Lieutenant Frank Drebin drives to the headquarters. After both have decided what to have for lunch, his boss, Captain Ed Hocken, also tells Frank that seven recently released criminals were sent to prison by Judge Maxwell, making this a possible revenge killing. One of them is Eddie Casales, a bomber who was arrested seven years ago. Ed and Frank decide to pay Eddie's ex-wife, Lana Casales, a visit. Lana has not spoken to her husband since the two divorced, but says that he hangs around Club Flamingo a lot, with a chorus girl named Mimi Du Jour.

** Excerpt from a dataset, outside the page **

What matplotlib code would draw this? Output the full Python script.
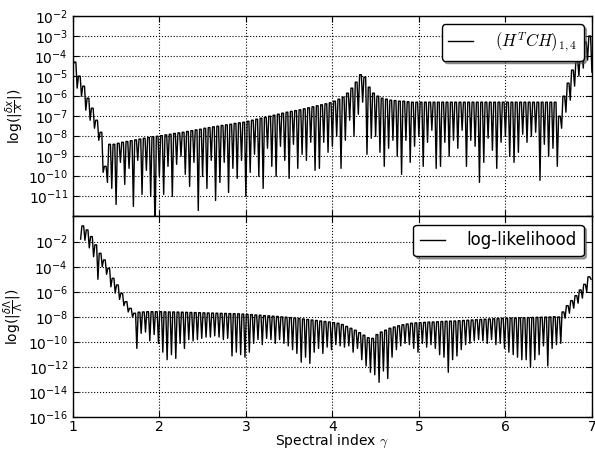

That evening, Frank and Ed go to Club Flamingo to ask Du Jour some questions. She tells them that last night, during the courthouse bombing, Eddie was with her, at the movies to see On The Waterfront. While questioning Mimi, Eddie walks in, his alibi does not agree with Mimi's, and Frank and Ed eventually leave. The next afternoon, Drebin goes to the lab to see what Ted Olson has come up with. Olson says that the bomb that was used to bomb the courthouse was made from seven common household chemicals, which means that anyone with a high school knowledge of chemistry could have made the bomb, ruling out the work of a professional. Also there, Frank displays some restlessness, so Ted gives him some decaffeinated coffee, one of his new inventions. The same person who placed the gavel-bomb at the courthouse is then seen setting a bomb in a car. The next morning a man in a black suit steps into the car and, as soon as the ignition is started, his car explodes.

Act II: Richard III

When Drebin arrives at the scene of the exploded car, Hocken and Officer Norberg are already there. The victim's name was John Symington, a trial lawyer who used to be an assistant district attorney, having prosecuted Casales. His body was not found in the early investigations, but an unattentive Hocken consults his dangling arm and watch as the remainder of the corpse hangs from a tree.

Just when they are about to leave they find a matchbox from Club Flamingo, and so they leave to talk with Eddie. When Drebin arrives home, he receives a phone call from Du Jour, the two meet at Club Flamingo, and she confesses that Casales' alibi was false, but does not know where he went instead. She also mentions that Eddie left Lana, and not vice versa, and Frank has an idea.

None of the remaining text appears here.